Telecom operators may have to pay consumers Rs 1 as compensation for every call drop experienced, the sector regulator indicated, a day ahead of unveiling a system, strategy and process of identifying call drops.
“I cannot deny or confirm the news on the quantum or nature of penalty… but we have decided to suggest the imposition of a penalty on Friday,” Trai chairman RS Sharma told HT on Friday.
The Telecom Regulatory Authority of India (Trai) said tests conducted in Delhi and Mumbai had shown the problem of call drops in these cities had seen no significant improvement and quality of services provided was still not up to the mark.
The move to penalize telcos comes in the wake of increasing complaints of call drops and warnings from stakeholders. Prime Minister Narendra Modi, too, had recently made his displeasure known to communications minister Ravi Shankar Prasad.

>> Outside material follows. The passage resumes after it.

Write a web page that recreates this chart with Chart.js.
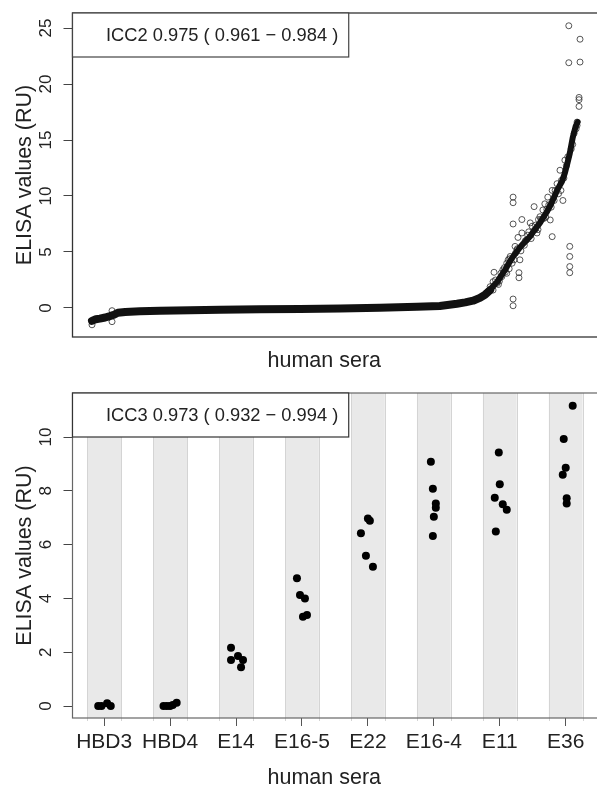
<!DOCTYPE html>
<html>
<head>
<meta charset="utf-8">
<script src="https://cdn.jsdelivr.net/npm/chart.js@4"></script>
<style>
  html, body { margin: 0; padding: 0; background: #fff; overflow: hidden; width: 597px; height: 786px; }
  #topChart { position: absolute; left: 0; top: 0; }
  #bottomChart { position: absolute; left: 0; top: 375px; }
</style>
</head>
<body>
<canvas id="topChart" width="600" height="375"></canvas>
<canvas id="bottomChart" width="600" height="420"></canvas>
<script>
// top panel: sorted sera (rank -> ELISA value), dense band
const bandRank = [1, 9, 17, 28, 38, 46, 54, 69, 99, 140, 202, 263, 345, 427, 509, 590, 666, 713, 748, 765, 781, 795,
    806, 816, 823, 830, 836, 842, 848, 853, 858, 863, 870, 877, 884, 891, 898, 904, 911, 918, 923, 928, 933, 938,
    946, 953, 958, 963, 969, 974, 979, 985, 991, 995]
const bandValue = [-1.15, -1.0, -0.95, -0.85, -0.72, -0.6, -0.42, -0.35, -0.3, -0.25, -0.2, -0.15, -0.12, -0.08, -0.04, 0.02, 0.12, 0.18, 0.38, 0.5, 0.65, 0.9,
    1.2, 1.6, 2.0, 2.3, 2.7, 3.1, 3.5, 3.9, 4.25, 4.6, 5.0, 5.4, 5.75, 6.07, 6.4, 6.8, 7.2, 7.6, 7.95, 8.3, 8.65, 9.05,
    9.8, 10.5, 10.9, 11.3, 12.05, 12.9, 13.8, 15.2, 16.2, 16.6]
// top panel: single circles that stand out from the band
const circleRank = [824, 863, 863, 863, 881, 906, 873, 867, 877, 875, 875, 863, 863, 943, 939, 928, 965, 961, 979, 979, 979, 979,
    816, 822, 840, 850, 857, 850, 881, 891, 902, 918, 949, 953, 959, 969, 975, 871, 853, 842, 830, 822, 898, 912, 924, 934,
    943, 861, 855, 835, 845, 868, 886, 895, 908, 915, 930, 936, 985, 988, 992,
    812, 827, 833, 838, 847, 856, 865, 872, 879, 888, 893, 900, 909, 914, 920, 926, 932, 941, 947, 956, 962, 967, 972, 982,
    998, 998, 998, 994, 994, 977, 1000, 1000, 977, 1, 42, 42]
const circleValue = [3.19, 9.9, 9.4, 7.5, 7.9, 9.05, 6.3, 5.5, 4.3, 3.15, 2.7, 0.8, 0.2, 6.37, 7.86, 9.3, 9.6, 10.5, 5.5, 4.6, 3.7, 3.15,
    1.9, 2.35, 2.8, 4.0, 4.6, 3.1, 6.7, 6.1, 7.3, 8.15, 10.5, 11.1, 12.3, 13.2, 13.5, 5.2, 4.3, 3.4, 2.2, 1.6, 7.6, 6.7, 8.75, 9.9,
    10.5, 4.0, 3.5, 2.4, 3.6, 4.9, 5.6, 6.8, 7.0, 7.9, 8.1, 9.2, 14.6, 15.6, 16.0,
    1.5, 2.5, 2.1, 3.1, 3.2, 4.4, 4.3, 5.3, 5.1, 6.0, 6.5, 6.2, 7.4, 7.0, 7.9, 8.0, 8.8, 9.0, 9.6, 10.2, 11.4, 11.6, 12.7, 14.2,
    18.8, 18.6, 18.0, 16.6, 16.3, 21.9, 21.96, 24.0, 25.2, -1.5, -0.24, -1.22]
const topTicks = [0, 5, 10, 15, 20, 25]
const topText = "ICC2 0.975 ( 0.961 \u2212 0.984 )"

// bottom panel: replicate measurements per serum
const sera = ["HBD3", "HBD4", "E14", "E16-5", "E22", "E16-4", "E11", "E36"]
const seraValues = [
    [0, 0, 0.1, 0],
    [0, 0, 0, 0.04, 0.12],
    [2.17, 1.71, 1.86, 1.71, 1.44],
    [4.75, 4.13, 4.0, 3.32, 3.38],
    [6.42, 6.97, 6.89, 5.59, 5.18],
    [9.08, 8.08, 7.53, 7.37, 7.04, 6.32],
    [9.42, 8.24, 7.74, 7.5, 7.3, 6.49],
    [11.16, 9.93, 8.86, 8.6, 7.72, 7.53]
]
const seraJitter = [
    [-0.09, -0.04, 0.045, 0.1],
    [-0.1, -0.05, 0, 0.04, 0.1],
    [-0.076, -0.076, 0.03, 0.106, 0.076],
    [-0.076, -0.03, 0.045, 0.015, 0.076],
    [-0.106, 0, 0.03, -0.03, 0.076],
    [-0.045, -0.015, 0.03, 0.03, 0, -0.015],
    [-0.015, 0, -0.076, 0.045, 0.106, -0.06],
    [0.106, -0.03, 0, -0.045, 0.015, 0.015]
]
const bottomTicks = [0, 2, 4, 6, 8, 10]
const bottomText = "ICC3 0.973 ( 0.932 \u2212 0.994 )"
const bandHalf = 0.256

const FONT = "'Liberation Sans', Arial, Helvetica, sans-serif"
Chart.defaults.font.family = FONT
Chart.defaults.color = '#222'

// no extra margins from the scales
function noPadding(s) {
    s.paddingTop = 0
    s.paddingBottom = 0
    s.paddingLeft = 0
    s.paddingRight = 0
}

// frame around the plot region
const boxPlugin = {
    id: 'box',
    afterDatasetsDraw(chart, args, opts) {
        const a = chart.chartArea, ctx = chart.ctx
        ctx.save()
        ctx.strokeStyle = opts.color
        ctx.lineWidth = opts.width
        ctx.strokeRect(a.left, a.top, a.right - a.left, a.bottom - a.top)
        ctx.restore()
    }
}

// ICC box in the top-left corner
const iccPlugin = {
    id: 'icc',
    afterDraw(chart, args, opts) {
        const a = chart.chartArea, ctx = chart.ctx
        ctx.save()
        ctx.font = '18.3px ' + FONT
        const w = ctx.measureText(opts.text).width + 44
        const h = 44
        ctx.fillStyle = '#fff'
        ctx.fillRect(a.left, a.top, w, h)
        ctx.strokeStyle = opts.color
        ctx.lineWidth = 1.2
        ctx.strokeRect(a.left, a.top, w, h)
        ctx.fillStyle = '#222'
        ctx.textBaseline = 'middle'
        ctx.fillText(opts.text, a.left + 33.5, a.top + h / 2 + 1)
        ctx.restore()
    }
}

// grey stripes behind every serum
const stripePlugin = {
    id: 'stripes',
    beforeDatasetsDraw(chart) {
        const x = chart.scales.x, a = chart.chartArea, ctx = chart.ctx
        ctx.save()
        for (let i = 0; i < sera.length; i++) {
            const l = x.getPixelForValue(i - bandHalf), r = x.getPixelForValue(i + bandHalf)
            ctx.fillStyle = '#e9e9e9'
            ctx.fillRect(l, a.top, r - l, a.bottom - a.top)
            ctx.strokeStyle = '#d4d4d4'
            ctx.lineWidth = 1
            ctx.beginPath()
            ctx.moveTo(Math.round(l) + 0.5, a.top)
            ctx.lineTo(Math.round(l) + 0.5, a.bottom + 3)
            ctx.moveTo(Math.round(r) + 0.5, a.top)
            ctx.lineTo(Math.round(r) + 0.5, a.bottom + 3)
            ctx.stroke()
        }
        ctx.restore()
    }
}

function yAxis(min, max, tickArr) {
    return {
        type: 'linear',
        min: min,
        max: max,
        afterBuildTicks(s) { s.ticks = tickArr.map(v => ({ value: v })) },
        grid: { drawOnChartArea: false, drawTicks: true, tickLength: 9, color: '#444' },
        border: { display: false },
        ticks: { font: { size: 17 }, minRotation: 90, maxRotation: 90, crossAlign: 'center', padding: 8 },
        title: { display: true, text: 'ELISA values (RU)', font: { size: 21.5 }, padding: { top: 12.2, bottom: 0 } },
        afterFit(s) { s.width = 72.5; noPadding(s) }
    }
}

// top chart
let topData = []
for (let i = 0; i < bandRank.length; i++) topData.push({ x: bandRank[i], y: bandValue[i] })
let circleData = []
for (let i = 0; i < circleRank.length; i++) circleData.push({ x: circleRank[i], y: circleValue[i] })

new Chart(document.getElementById('topChart').getContext('2d'), {
    type: 'scatter',
    data: {
        datasets: [{
            data: topData,
            showLine: true,
            borderColor: '#111',
            borderWidth: 8,
            segment: { borderWidth: c => c.p0.parsed.x >= 816 ? 6 : 8 },
            borderCapStyle: 'round',
            borderJoinStyle: 'round',
            pointRadius: 0
        }, {
            data: circleData,
            pointRadius: 3,
            backgroundColor: 'rgba(0,0,0,0)',
            borderColor: 'rgba(45,45,45,0.8)',
            borderWidth: 1
        }]
    },
    options: {
        responsive: false,
        animation: false,
        layout: { autoPadding: false, padding: { top: 13, left: 0, right: 0, bottom: 0 } },
        scales: {
            x: {
                type: 'linear',
                min: -38.9,
                max: 1040.9,
                grid: { display: false },
                border: { display: false },
                ticks: { display: false },
                title: { display: true, text: 'human sera\u00a0\u00a0\u00a0\u00a0', font: { size: 21.5 }, padding: { top: 0, bottom: 1.4 } },
                afterFit(s) { s.height = 38; noPadding(s) }
            },
            y: yAxis(-2.59, 26.34, topTicks)
        },
        plugins: {
            legend: { display: false },
            tooltip: { enabled: false },
            box: { color: '#333', width: 1.3 },
            icc: { text: topText, color: '#444' }
        }
    },
    plugins: [boxPlugin, iccPlugin]
})

// bottom chart
let seraData = []
for (let i = 0; i < sera.length; i++) {
    for (let j = 0; j < seraValues[i].length; j++) {
        seraData.push({ x: i + seraJitter[i][j], y: seraValues[i][j] })
    }
}

new Chart(document.getElementById('bottomChart').getContext('2d'), {
    type: 'scatter',
    data: {
        datasets: [{
            data: seraData,
            pointRadius: 4,
            backgroundColor: '#000',
            borderWidth: 0
        }]
    },
    options: {
        responsive: false,
        animation: false,
        layout: { autoPadding: false, padding: { top: 18, left: 0, right: 0, bottom: 0 } },
        scales: {
            x: {
                type: 'linear',
                min: -0.48,
                max: 7.52,
                afterBuildTicks(s) { s.ticks = sera.map((c, i) => ({ value: i })) },
                grid: { drawOnChartArea: false, drawTicks: true, tickLength: 8, color: '#555' },
                border: { display: false },
                ticks: { callback: v => sera[v], font: { size: 21 }, padding: 4, maxRotation: 0, autoSkip: false },
                title: { display: true, text: 'human sera\u00a0\u00a0\u00a0\u00a0', font: { size: 21.5 }, padding: { top: 0, bottom: 4.4 } },
                afterFit(s) { s.height = 77; noPadding(s) }
            },
            y: yAxis(-0.446, 11.636, bottomTicks)
        },
        plugins: {
            legend: { display: false },
            tooltip: { enabled: false },
            box: { color: '#666', width: 1.2 },
            icc: { text: bottomText, color: '#333' }
        }
    },
    plugins: [stripePlugin, boxPlugin, iccPlugin]
})
</script>
</body>
</html>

But identifying call drops could be a difficult task.
“Technically, it is not easy to establish a call drop. A customer can remove the battery while talking to make it look like a call drop, so it will be disputable,” said Kartik Raja, CEO and founder of Phimetrics Technologies, an independent audit company focused on measuring (mobile service) customer experience across emerging markets.
Telecom operators Airtel, Idea Cellular, Vodafone and Reliance communications, when contacted by HT, said industry representative Cellular Operators Association of India (COAI) would comment on it.

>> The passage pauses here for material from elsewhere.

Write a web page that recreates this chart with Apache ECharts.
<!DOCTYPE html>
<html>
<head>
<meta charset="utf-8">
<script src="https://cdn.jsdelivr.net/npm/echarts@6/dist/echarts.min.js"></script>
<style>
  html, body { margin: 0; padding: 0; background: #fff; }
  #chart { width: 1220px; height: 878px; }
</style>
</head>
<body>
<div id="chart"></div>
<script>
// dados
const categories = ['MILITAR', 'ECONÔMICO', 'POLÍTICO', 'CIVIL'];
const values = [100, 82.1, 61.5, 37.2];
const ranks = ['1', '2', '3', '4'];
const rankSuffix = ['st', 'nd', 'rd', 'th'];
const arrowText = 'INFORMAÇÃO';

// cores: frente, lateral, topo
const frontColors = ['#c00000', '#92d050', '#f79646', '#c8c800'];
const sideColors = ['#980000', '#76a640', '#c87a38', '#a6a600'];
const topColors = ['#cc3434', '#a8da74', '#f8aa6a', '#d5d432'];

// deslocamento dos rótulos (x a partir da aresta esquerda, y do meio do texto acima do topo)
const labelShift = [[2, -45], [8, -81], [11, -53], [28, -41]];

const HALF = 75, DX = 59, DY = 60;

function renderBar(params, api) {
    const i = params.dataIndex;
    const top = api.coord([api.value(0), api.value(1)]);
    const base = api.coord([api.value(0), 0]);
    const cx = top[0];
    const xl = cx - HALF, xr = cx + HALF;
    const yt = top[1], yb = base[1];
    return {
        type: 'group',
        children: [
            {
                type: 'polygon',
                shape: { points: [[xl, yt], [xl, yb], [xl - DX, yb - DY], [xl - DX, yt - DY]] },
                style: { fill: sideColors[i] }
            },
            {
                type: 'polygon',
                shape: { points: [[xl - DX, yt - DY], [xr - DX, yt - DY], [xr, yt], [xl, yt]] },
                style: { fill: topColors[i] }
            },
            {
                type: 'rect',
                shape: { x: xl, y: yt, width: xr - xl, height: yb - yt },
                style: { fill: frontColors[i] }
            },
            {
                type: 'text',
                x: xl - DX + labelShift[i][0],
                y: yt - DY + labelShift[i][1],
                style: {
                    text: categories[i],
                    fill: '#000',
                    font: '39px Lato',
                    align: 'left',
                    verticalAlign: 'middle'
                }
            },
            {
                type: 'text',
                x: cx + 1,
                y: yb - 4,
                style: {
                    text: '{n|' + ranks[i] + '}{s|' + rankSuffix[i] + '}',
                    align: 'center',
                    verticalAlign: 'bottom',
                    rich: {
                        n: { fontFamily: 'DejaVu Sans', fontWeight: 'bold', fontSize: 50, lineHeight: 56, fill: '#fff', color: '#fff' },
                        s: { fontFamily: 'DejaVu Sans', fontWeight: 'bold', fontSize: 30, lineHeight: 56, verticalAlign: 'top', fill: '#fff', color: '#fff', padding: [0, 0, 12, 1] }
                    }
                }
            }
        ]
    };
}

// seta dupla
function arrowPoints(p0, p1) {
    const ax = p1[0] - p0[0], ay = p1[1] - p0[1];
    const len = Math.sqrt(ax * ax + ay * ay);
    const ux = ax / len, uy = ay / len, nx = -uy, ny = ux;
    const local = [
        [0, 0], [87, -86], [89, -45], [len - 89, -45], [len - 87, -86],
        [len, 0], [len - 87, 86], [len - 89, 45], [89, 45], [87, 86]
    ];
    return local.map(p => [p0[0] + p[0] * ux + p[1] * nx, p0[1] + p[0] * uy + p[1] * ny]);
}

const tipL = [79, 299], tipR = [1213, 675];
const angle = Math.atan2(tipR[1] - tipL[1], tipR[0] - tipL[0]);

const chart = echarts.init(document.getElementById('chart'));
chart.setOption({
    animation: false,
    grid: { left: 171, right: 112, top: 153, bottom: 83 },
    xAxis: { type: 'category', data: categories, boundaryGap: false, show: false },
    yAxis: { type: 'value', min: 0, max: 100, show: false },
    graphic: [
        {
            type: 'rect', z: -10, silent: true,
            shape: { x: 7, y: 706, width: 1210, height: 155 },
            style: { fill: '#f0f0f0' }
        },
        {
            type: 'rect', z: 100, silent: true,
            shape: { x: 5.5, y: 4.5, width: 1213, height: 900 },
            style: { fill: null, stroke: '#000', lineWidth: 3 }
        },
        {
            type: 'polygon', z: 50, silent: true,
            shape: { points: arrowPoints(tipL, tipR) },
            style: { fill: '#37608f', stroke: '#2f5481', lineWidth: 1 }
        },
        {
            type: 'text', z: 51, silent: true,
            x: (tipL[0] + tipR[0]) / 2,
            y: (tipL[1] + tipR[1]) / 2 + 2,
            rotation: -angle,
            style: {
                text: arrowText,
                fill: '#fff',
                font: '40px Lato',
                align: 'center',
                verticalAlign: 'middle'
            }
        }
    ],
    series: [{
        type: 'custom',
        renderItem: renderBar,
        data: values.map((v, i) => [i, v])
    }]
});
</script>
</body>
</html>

Calls to COAI director general Rajan Mathews went unanswered but one of its senior officials said, “It is disappointing and uncalled for when we are making efforts to improve call drops… we have to see the final order and whether it is feasible to implement.”

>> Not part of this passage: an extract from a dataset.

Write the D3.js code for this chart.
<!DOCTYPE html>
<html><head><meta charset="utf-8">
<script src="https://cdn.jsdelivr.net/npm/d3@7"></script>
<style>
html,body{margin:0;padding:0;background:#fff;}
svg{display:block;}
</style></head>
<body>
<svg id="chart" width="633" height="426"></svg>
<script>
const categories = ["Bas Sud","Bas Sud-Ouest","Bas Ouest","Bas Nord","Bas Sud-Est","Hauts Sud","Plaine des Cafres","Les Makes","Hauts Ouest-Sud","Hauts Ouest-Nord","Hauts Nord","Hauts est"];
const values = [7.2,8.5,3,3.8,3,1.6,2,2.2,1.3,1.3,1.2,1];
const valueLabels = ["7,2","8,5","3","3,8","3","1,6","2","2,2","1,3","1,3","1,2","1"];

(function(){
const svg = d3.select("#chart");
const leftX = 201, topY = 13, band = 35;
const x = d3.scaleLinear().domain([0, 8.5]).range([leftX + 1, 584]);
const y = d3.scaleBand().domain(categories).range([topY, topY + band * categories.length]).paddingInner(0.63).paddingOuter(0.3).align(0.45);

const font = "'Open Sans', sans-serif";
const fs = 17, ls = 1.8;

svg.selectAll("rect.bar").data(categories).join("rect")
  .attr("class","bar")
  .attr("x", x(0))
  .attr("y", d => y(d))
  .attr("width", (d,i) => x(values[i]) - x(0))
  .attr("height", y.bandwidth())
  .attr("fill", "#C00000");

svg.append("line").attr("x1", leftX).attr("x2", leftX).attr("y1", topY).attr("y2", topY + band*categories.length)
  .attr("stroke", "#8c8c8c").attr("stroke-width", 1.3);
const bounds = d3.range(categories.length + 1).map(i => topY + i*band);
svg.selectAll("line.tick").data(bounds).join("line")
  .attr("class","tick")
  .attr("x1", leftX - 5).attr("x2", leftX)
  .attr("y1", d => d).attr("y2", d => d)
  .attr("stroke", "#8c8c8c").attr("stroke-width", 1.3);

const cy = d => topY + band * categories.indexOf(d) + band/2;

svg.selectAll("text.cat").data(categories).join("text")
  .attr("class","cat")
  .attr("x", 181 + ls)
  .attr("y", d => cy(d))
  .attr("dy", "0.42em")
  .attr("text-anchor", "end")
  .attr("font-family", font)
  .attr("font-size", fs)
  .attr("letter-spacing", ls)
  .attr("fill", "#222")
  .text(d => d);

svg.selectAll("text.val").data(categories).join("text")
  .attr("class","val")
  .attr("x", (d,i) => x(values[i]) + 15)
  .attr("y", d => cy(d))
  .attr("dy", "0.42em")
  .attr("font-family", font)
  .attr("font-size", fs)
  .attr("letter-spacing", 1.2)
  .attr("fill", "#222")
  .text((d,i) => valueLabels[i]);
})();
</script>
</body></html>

Cracking down on deficient services, Trai also said operators would now be fined up to Rs 1 lakh (from the present R50,000) for a first-time offence of non-compliance with benchmarks in a quarter. Mobile services are tested on 15 parameters that cover technical aspects and customer care.
Releasing the test results for the Delhi and Mumbai telecom networks, Sharma said, “This was a second opportunity given to operators in the two cities to improve on call drops and quality of service. Unfortunately, they are still not up to the mark and fail the benchmarks of good quality service.”